Supplied data.
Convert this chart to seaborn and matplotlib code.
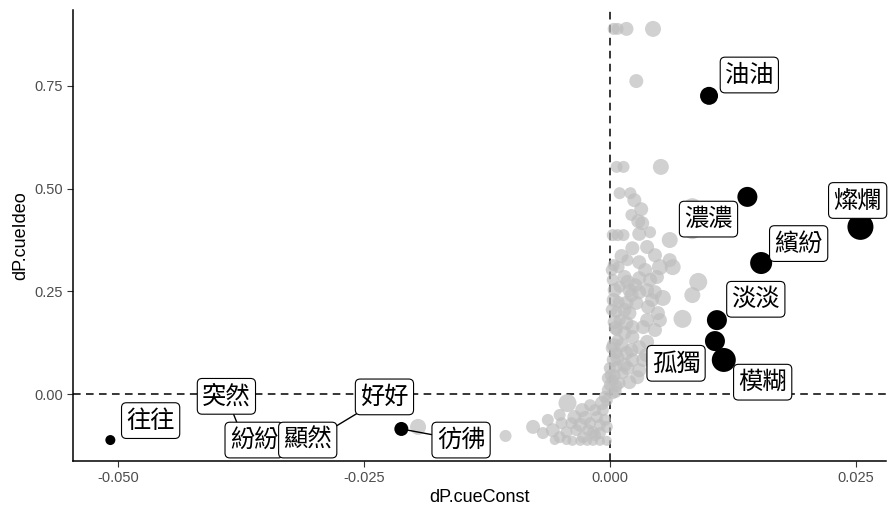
import numpy as np
import pandas as pd
import matplotlib
matplotlib.use("Agg")
import matplotlib.pyplot as plt
import seaborn as sns
from matplotlib import font_manager

# --- highlighted words -------------------------------------------------------
words = ["油油", "濃濃", "燦爛", "繽紛", "淡淡", "孤獨", "模糊",
         "往往", "突然", "紛紛", "顯然", "好好", "彷彿"]
word_const = [0.0101, 0.0140, 0.0255, 0.0154, 0.0109, 0.0107, 0.0116,
              -0.0508, -0.0373, -0.0366, -0.0303, -0.0297, -0.0212]
word_ideo = [0.726, 0.480, 0.407, 0.319, 0.180, 0.129, 0.083,
             -0.112, -0.107, -0.112, -0.112, -0.105, -0.085]
word_freq = [81, 100, 169, 121, 100, 100, 144,
             25, 36, 25, 25, 36, 49]

# --- remaining words ---------------------------------------------------------
other_const = [
    0.0004, 0.0008, 0.0017, 0.0044, 0.0027, 0.0007, 0.0014, 0.0052,
    0.0010, 0.0021, 0.0025, 0.0032, 0.0029, 0.0033, 0.0003, 0.0008,
    0.0014, 0.0030, 0.0061, 0.0084, 0.0084, 0.0023, 0.0012, 0.0038,
    0.0030, 0.0051, 0.0064, 0.0061, 0.0009, 0.0015, 0.0030, 0.0048,
    0.0010, 0.0020, 0.0038, 0.0090, 0.0084, 0.0054, 0.0009, 0.0017,
    0.0027, 0.0039, 0.0049, 0.0074, 0.0007, 0.0010, 0.0017, 0.0023,
    0.0034, 0.0038, 0.0007, 0.0015, 0.0008, 0.0023, 0.0038, 0.0030,
    0.0007, 0.0017, 0.0023, 0.0034, 0.0007, 0.0013, 0.0028, 0.0003,
    0.0010, 0.0003, -0.0003, -0.0002, -0.0005, -0.0008, -0.0007, -0.0013,
    -0.0020, -0.0028, -0.0025, -0.0043, -0.0036, -0.0039, -0.0049, -0.0034,
    -0.0044, -0.0058, -0.0051, -0.0068, -0.0078, -0.0056, -0.0044, -0.0038,
    -0.0030, -0.0023, -0.0017, -0.0010, -0.0003, -0.0017, -0.0010, -0.0005,
    -0.0003, -0.0106, -0.0195, -0.0015, 0.0000, 0.0001, 0.0004, 0.0004,
    0.0005, 0.0004, 0.0003, 0.0004, 0.0018, 0.0012, 0.0020, 0.0026,
    0.0043, 0.0046, 0.0036, 0.0018, 0.0041, 0.0022, -0.0030, -0.0020,
    0.0002, 0.0005, 0.0002, 0.0006, 0.0002, 0.0008, 0.0000, 0.0015,
    0.0022, 0.0018, 0.0030, 0.0041, 0.0046, 0.0022, 0.0015, 0.0030,
    0.0037, 0.0046, 0.0051, 0.0005, 0.0006, 0.0007, 0.0020, -0.0002,
    -0.0010, -0.0015, -0.0022, -0.0027, -0.0051, -0.0063,
]
other_ideo = [
    0.889, 0.889, 0.889, 0.889, 0.762, 0.553, 0.553, 0.553,
    0.489, 0.489, 0.472, 0.450, 0.421, 0.416, 0.387, 0.387,
    0.387, 0.390, 0.375, 0.455, 0.399, 0.355, 0.336, 0.358,
    0.321, 0.309, 0.309, 0.326, 0.309, 0.285, 0.282, 0.285,
    0.261, 0.253, 0.253, 0.273, 0.241, 0.234, 0.224, 0.222,
    0.222, 0.212, 0.197, 0.183, 0.200, 0.180, 0.173, 0.163,
    0.163, 0.180, 0.156, 0.149, 0.131, 0.139, 0.127, 0.114,
    0.100, 0.100, 0.083, 0.083, 0.066, 0.051, 0.041, 0.034,
    0.027, 0.002, -0.015, 0.010, -0.007, -0.022, -0.039, -0.056,
    -0.071, -0.039, -0.058, -0.022, -0.056, -0.071, -0.071, -0.088,
    -0.093, -0.088, -0.105, -0.095, -0.080, -0.112, -0.112, -0.114,
    -0.114, -0.114, -0.114, -0.114, -0.114, -0.093, -0.095, -0.063,
    -0.080, -0.102, -0.080, -0.039, 0.022, 0.046, 0.083, 0.119,
    0.175, 0.229, 0.278, 0.314, 0.063, 0.119, 0.197, 0.265,
    0.229, 0.338, 0.302, 0.326, 0.394, 0.436, -0.075, -0.027,
    0.302, 0.253, 0.205, 0.161, 0.112, 0.088, 0.063, 0.205,
    0.241, 0.273, 0.248, 0.278, 0.248, 0.107, 0.071, 0.058,
    0.095, 0.156, 0.180, 0.046, 0.005, 0.019, 0.029, 0.039,
    -0.075, -0.100, -0.088, -0.105, -0.051, -0.063,
]
other_freq = [
    36, 36, 49, 64, 49, 36, 36, 64,
    36, 36, 49, 49, 49, 49, 36, 36,
    36, 49, 64, 81, 81, 49, 49, 49,
    49, 64, 64, 49, 36, 49, 49, 49,
    36, 49, 49, 81, 64, 64, 36, 49,
    49, 49, 49, 81, 36, 36, 49, 49,
    49, 49, 36, 49, 36, 49, 49, 49,
    36, 49, 49, 49, 36, 36, 49, 36,
    36, 36, 36, 36, 36, 49, 36, 36,
    36, 49, 49, 81, 49, 36, 36, 36,
    36, 49, 36, 36, 49, 25, 25, 25,
    25, 25, 25, 25, 25, 36, 36, 36,
    36, 36, 64, 36, 36, 36, 49, 49,
    49, 49, 36, 36, 49, 49, 49, 49,
    49, 49, 49, 36, 36, 36, 49, 36,
    36, 49, 36, 49, 36, 49, 36, 49,
    49, 49, 49, 49, 49, 49, 49, 49,
    49, 49, 49, 36, 36, 36, 49, 36,
    36, 36, 36, 36, 36, 36,
]

x_ticks = [-0.050, -0.025, 0.000, 0.025]
x_ticklabels = ["-0.050", "-0.025", "0.000", "0.025"]
y_ticks = [0.00, 0.25, 0.50, 0.75]
y_ticklabels = ["0.00", "0.25", "0.50", "0.75"]

# label placement (offset of each label box from its point, in points)
label_offsets = {
    "油油": (29, 15), "濃濃": (-28, -16), "燦爛": (-2, 19), "繽紛": (27, 14),
    "淡淡": (28, 15), "孤獨": (-28, -16), "模糊": (28, -16), "往往": (29, 14),
    "突然": (-12, 30), "紛紛": (3, 0), "顯然": (-3, 0), "好好": (48, 29),
    "彷彿": (43, -8),
}
with_segment = {"突然", "好好", "彷彿"}
draw_order = ["油油", "濃濃", "燦爛", "繽紛", "淡淡", "孤獨", "模糊",
              "往往", "彷彿", "突然", "好好", "紛紛", "顯然"]

words_df = pd.DataFrame({"dP.cueConst": word_const, "dP.cueIdeo": word_ideo,
                         "freq": word_freq, "word": words})
others_df = pd.DataFrame({"dP.cueConst": other_const, "dP.cueIdeo": other_ideo,
                          "freq": other_freq})

sns.set_theme(style="ticks")
available = {f.name for f in font_manager.fontManager.ttflist}
latin = "Liberation Sans Narrow" if "Liberation Sans Narrow" in available else "Liberation Sans"
plt.rcParams["font.family"] = [latin, "DejaVu Sans"]
cjk = ["Noto Sans CJK TC", "DejaVu Sans"]

fig = plt.figure(figsize=(8.88, 5.12), dpi=100)
ax = fig.add_axes([73 / 888, 51 / 512, (886 - 73) / 888, (461 - 10) / 512])

# marker area in pt^2 proportional to freq (freq = radius^2 in px)
size_norm = (0, 169)
size_range = (0, 2.0736 * 169)

sns.scatterplot(data=others_df, x="dP.cueConst", y="dP.cueIdeo", size="freq",
                size_norm=size_norm, sizes=size_range, color="#bebebe",
                alpha=0.7, linewidth=0, legend=False, ax=ax, zorder=2)
sns.scatterplot(data=words_df, x="dP.cueConst", y="dP.cueIdeo", size="freq",
                size_norm=size_norm, sizes=size_range, color="black",
                linewidth=0, legend=False, ax=ax, zorder=3)

ax.axhline(0, color="black", lw=1.1, dashes=(5, 3.5), zorder=1)
ax.axvline(0, color="black", lw=1.1, dashes=(5, 3.5), zorder=1)

lookup = words_df.set_index("word")
for i, w in enumerate(draw_order):
    row = lookup.loc[w]
    arrow = None
    if w in with_segment:
        r_pt = np.sqrt(row["freq"]) / 1.389
        arrow = dict(arrowstyle="-", color="black", lw=1.0,
                     shrinkA=0, shrinkB=r_pt * 0.5)
    ax.annotate(w, xy=(row["dP.cueConst"], row["dP.cueIdeo"]),
                xytext=label_offsets[w], textcoords="offset points",
                ha="center", va="center", fontsize=17.5, family=cjk,
                color="black", zorder=5 + i, annotation_clip=False,
                bbox=dict(boxstyle="round,pad=0.2,rounding_size=0.2",
                          fc="white", ec="black", lw=0.8),
                arrowprops=arrow)

ax.set_xlim(-0.0546, 0.0281)
ax.set_ylim(-0.163, 0.935)
ax.set_xticks(x_ticks)
ax.set_xticklabels(x_ticklabels)
ax.set_yticks(y_ticks)
ax.set_yticklabels(y_ticklabels)
ax.tick_params(axis="both", direction="out", length=4, width=0.8,
               color="#333333", labelcolor="#4d4d4d", labelsize=10.5, pad=3)
ax.set_xlabel("dP.cueConst", fontsize=13, color="black", labelpad=3)
ax.set_ylabel("dP.cueIdeo", fontsize=13, color="black", labelpad=4)
for side in ["top", "right"]:
    ax.spines[side].set_visible(False)
for side in ["left", "bottom"]:
    ax.spines[side].set_color("black")
    ax.spines[side].set_linewidth(1.1)

fig.savefig("out.png", dpi=100)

Problem. Spot every line that holds "seaborn" and copy it.

The reply.
Convert this chart to seaborn and matplotlib code.
import seaborn as sns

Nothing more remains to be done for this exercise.